A montage of Stanley’s many moods
In conversations this week with Selina Beghetto and choreographer and researcher Katja Vaghi, I arrived at some wonderful starting points for thinking of language as a social, relational and aural construct. My conversation with Katja got me thinking about my own position within this project – am I speaking from the body or about the body? I am reading texts by two writers from different contexts and generations, the provocatively titled ‘A Nice Accent’ by Swiss essayist Hugo Loetscher on the complex realities of moving between languages in Switzerland, and ‘Translating Myself and Others’ by the American author Jhumpa Lahiri, who writes about working between English, Bengali, and recently, Italian. What does it mean to belong to a language, she asks in one essay. Meanwhile, Selina and I reflected on languages of home and work, thinking about how different languages offer personal, casual, formal and professional vocabularies, and how we learn to be specific versions of ourselves in each language.
What does it mean to “belong”? A 3rd/ 4th century relief from the Gandhara region at the Museum Rietberg in Zurich.

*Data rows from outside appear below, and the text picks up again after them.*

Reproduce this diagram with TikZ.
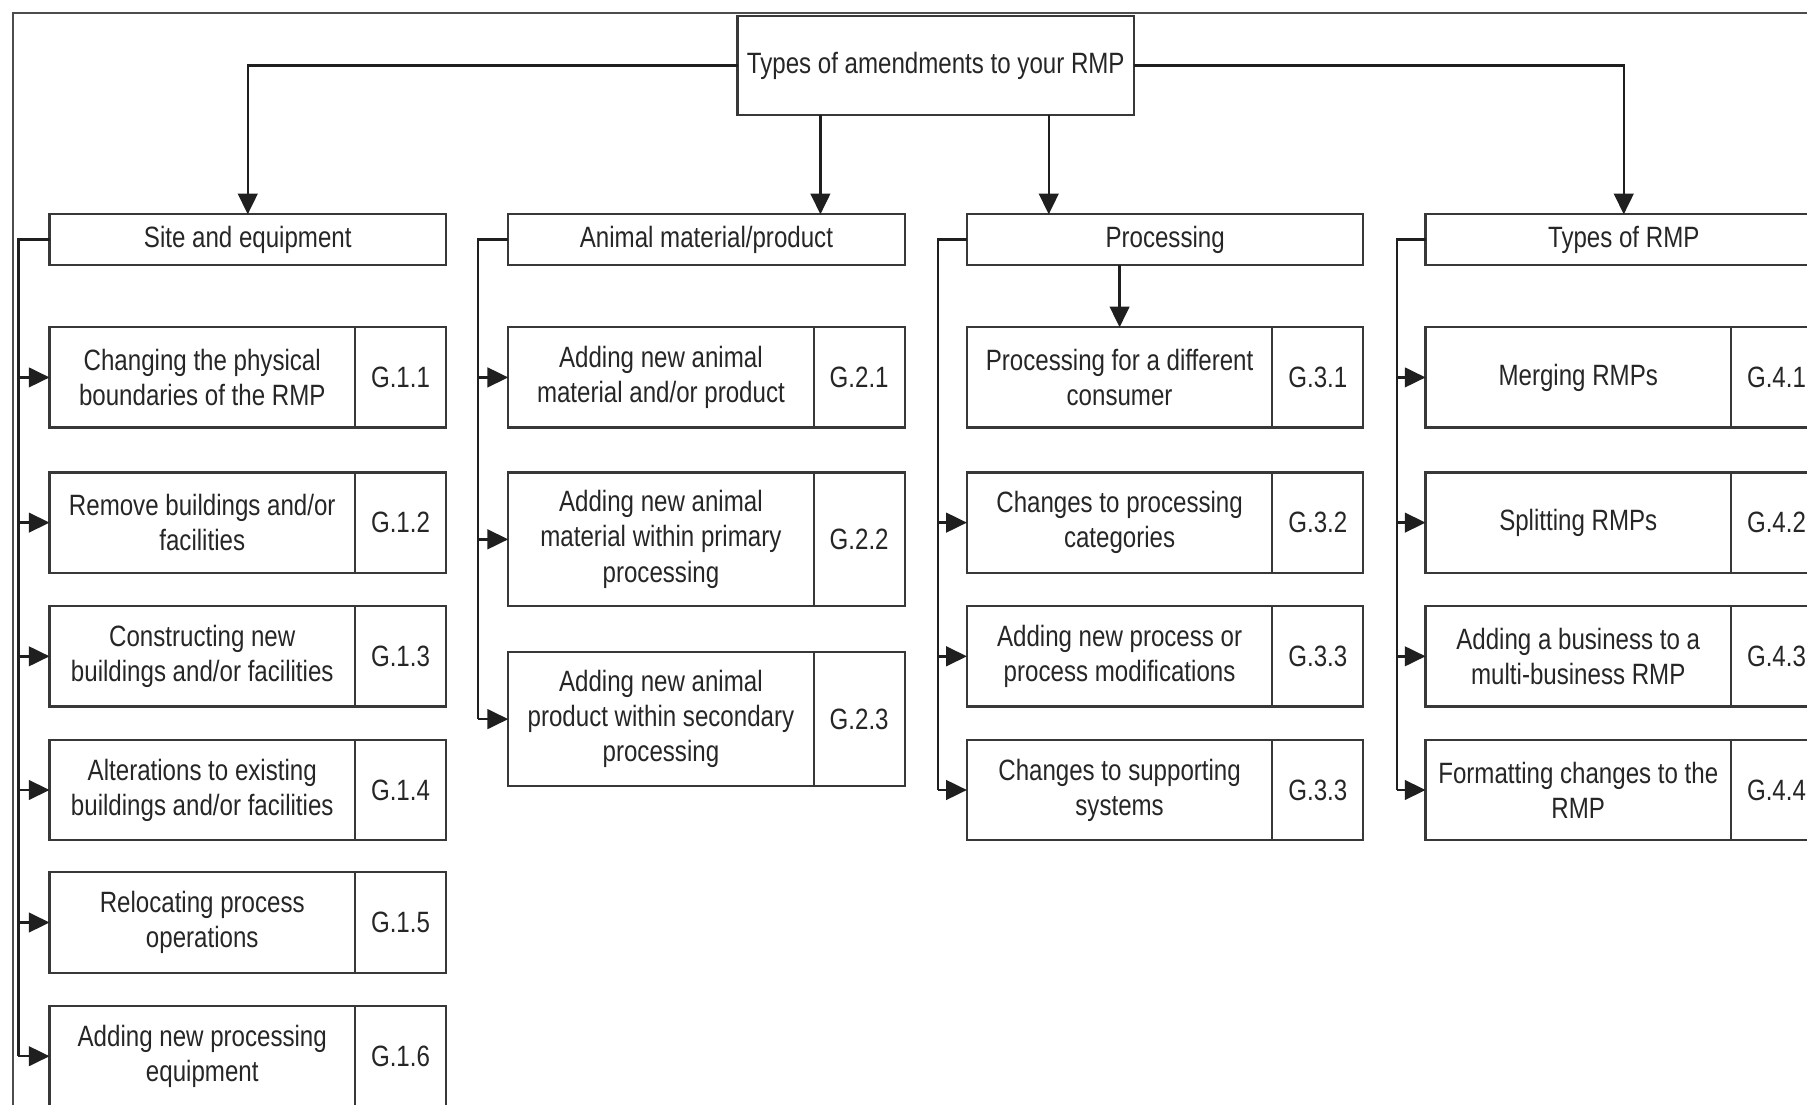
\documentclass[tikz,border=0pt]{standalone}
\usepackage{fontspec}
\setmainfont{Liberation Sans}[FakeStretch=0.82]
\usetikzlibrary{arrows.meta,calc}
\begin{document}
\begin{tikzpicture}[x=1pt,y=-1pt,
  every node/.style={font=\fontsize{25.5}{30.5}\selectfont, text=black!85},
  box/.style={draw=black!78, line width=1.9pt, rectangle, inner sep=0pt, outer sep=0pt, align=center, fill=white},
  head/.style={box, minimum width=344pt, minimum height=44pt, anchor=north west},
  mainbox/.style={box, minimum width=265pt, anchor=north west},
  codebox/.style={box, minimum width=79pt, anchor=north west},
  conn/.style={draw=black!88, line width=2.1pt},
  arr/.style={conn, -{Triangle[length=18pt,width=17pt]}},
  framestyle/.style={draw=black!70, line width=1.8pt}
]
\useasboundingbox (0,0) rectangle (1568,958);
\clip (0,0) rectangle (1568,958);
\fill[white] (0,0) rectangle (1568,958);

% outer frame
\draw[framestyle] (11,1000) -- (11,11) -- (1620,11);

% top
\node[box, minimum width=344pt, minimum height=86pt, anchor=north west] (top) at (640,14) {Types of amendments to your RMP};

% heads
\node[head] (site) at (43,186) {Site and equipment};
\node[head] (animal) at (441,186) {Animal material/product};
\node[head] (proc) at (839,186) {Processing};
\node[head] (rmp) at (1237,186) {Types of RMP};

% site column
\node[mainbox, minimum height=87pt] (s1) at (43,284) {Changing the physical\\boundaries of the RMP};
\node[codebox, minimum height=87pt] (s1c) at (s1.north east) {G.1.1};
\node[mainbox, minimum height=87pt] (s2) at (43,410) {Remove buildings and/or\\facilities};
\node[codebox, minimum height=87pt] (s2c) at (s2.north east) {G.1.2};
\node[mainbox, minimum height=87pt] (s3) at (43,526) {Constructing new\\buildings and/or facilities};
\node[codebox, minimum height=87pt] (s3c) at (s3.north east) {G.1.3};
\node[mainbox, minimum height=87pt] (s4) at (43,642) {Alterations to existing\\buildings and/or facilities};
\node[codebox, minimum height=87pt] (s4c) at (s4.north east) {G.1.4};
\node[mainbox, minimum height=87pt] (s5) at (43,757) {Relocating process\\operations};
\node[codebox, minimum height=87pt] (s5c) at (s5.north east) {G.1.5};
\node[mainbox, minimum height=87pt] (s6) at (43,873) {Adding new processing\\equipment};
\node[codebox, minimum height=87pt] (s6c) at (s6.north east) {G.1.6};

% animal column
\node[mainbox, minimum height=87pt] (a1) at (441,284) {Adding new animal\\material and/or product};
\node[codebox, minimum height=87pt] (a1c) at (a1.north east) {G.2.1};
\node[mainbox, minimum height=116pt] (a2) at (441,410) {Adding new animal\\material within primary\\processing};
\node[codebox, minimum height=116pt] (a2c) at (a2.north east) {G.2.2};
\node[mainbox, minimum height=116pt] (a3) at (441,566) {Adding new animal\\product within secondary\\processing};
\node[codebox, minimum height=116pt] (a3c) at (a3.north east) {G.2.3};

% processing column
\node[mainbox, minimum height=87pt] (p1) at (839,284) {Processing for a different\\consumer};
\node[codebox, minimum height=87pt] (p1c) at (p1.north east) {G.3.1};
\node[mainbox, minimum height=87pt] (p2) at (839,410) {Changes to processing\\categories};
\node[codebox, minimum height=87pt] (p2c) at (p2.north east) {G.3.2};
\node[mainbox, minimum height=87pt] (p3) at (839,526) {Adding new process or\\process modifications};
\node[codebox, minimum height=87pt] (p3c) at (p3.north east) {G.3.3};
\node[mainbox, minimum height=87pt] (p4) at (839,642) {Changes to supporting\\systems};
\node[codebox, minimum height=87pt] (p4c) at (p4.north east) {G.3.3};

% rmp column
\node[mainbox, minimum height=87pt] (r1) at (1237,284) {Merging RMPs};
\node[codebox, minimum height=87pt] (r1c) at (r1.north east) {G.4.1};
\node[mainbox, minimum height=87pt] (r2) at (1237,410) {Splitting RMPs};
\node[codebox, minimum height=87pt] (r2c) at (r2.north east) {G.4.2};
\node[mainbox, minimum height=87pt] (r3) at (1237,526) {Adding a business to a\\multi-business RMP};
\node[codebox, minimum height=87pt] (r3c) at (r3.north east) {G.4.3};
\node[mainbox, minimum height=87pt] (r4) at (1237,642) {Formatting changes to the\\RMP};
\node[codebox, minimum height=87pt] (r4c) at (r4.north east) {G.4.4};

% top connectors
\draw[arr] (top.west) -| (site.north);
\draw[arr] (top.east) -| (rmp.north);
\coordinate (ta) at ($(top.south west)!0.209!(top.south east)$);
\coordinate (tb) at ($(top.south west)!0.785!(top.south east)$);
\draw[arr] (ta) -- (ta |- animal.north);
\draw[arr] (tb) -- (tb |- proc.north);

% processing to first child
\draw[arr] (p1.north |- proc.south) -- (p1.north);

% brackets
\coordinate (sb) at ($(site.west)+(-27,0)$);
\draw[conn] (site.west) -- (sb) -- (sb |- s6.west);
\foreach \n in {s1,s2,s3,s4,s5,s6} \draw[arr] (sb |- \n.west) -- (\n.west);

\coordinate (ab) at ($(animal.west)+(-26,0)$);
\draw[conn] (animal.west) -- (ab) -- (ab |- a3.west);
\foreach \n in {a1,a2,a3} \draw[arr] (ab |- \n.west) -- (\n.west);

\coordinate (pb) at ($(proc.west)+(-25,0)$);
\draw[conn] (proc.west) -- (pb) -- (pb |- p4.west);
\foreach \n in {p2,p3,p4} \draw[arr] (pb |- \n.west) -- (\n.west);

\coordinate (rb) at ($(rmp.west)+(-25,0)$);
\draw[conn] (rmp.west) -- (rb) -- (rb |- r4.west);
\foreach \n in {r1,r2,r3,r4} \draw[arr] (rb |- \n.west) -- (\n.west);
\end{tikzpicture}
\end{document}
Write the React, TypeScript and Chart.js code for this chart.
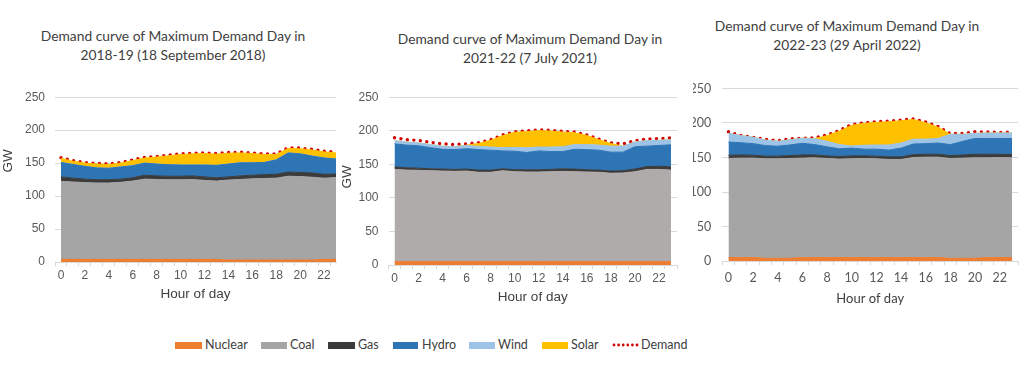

An excerpt from an infographic on how objects enter the museum at Museum Rietberg
Graffiti on a wall in the shopping district in Zurich
Starting Thursday, I will attend a six-day workshop on Theatre and Race at the University of Bern, with artists and researchers working across institutions and contexts in Europe. The workshop is structured around a festival of theatre, auawirleben (which the festival website translates as – Ouch! We live). I’m excited about the charged (and long) conversations the workshop will enable. After last week’s reflection on loneliness, I’m plunging straight into a week of pandemonium, with 11-12 hour workdays across the workshop and festival and 3.5 hours on the daily commute from Winterthur to Bern to Winterthur, which I look forward to filling with reading and music and journaling. Ouch! We live.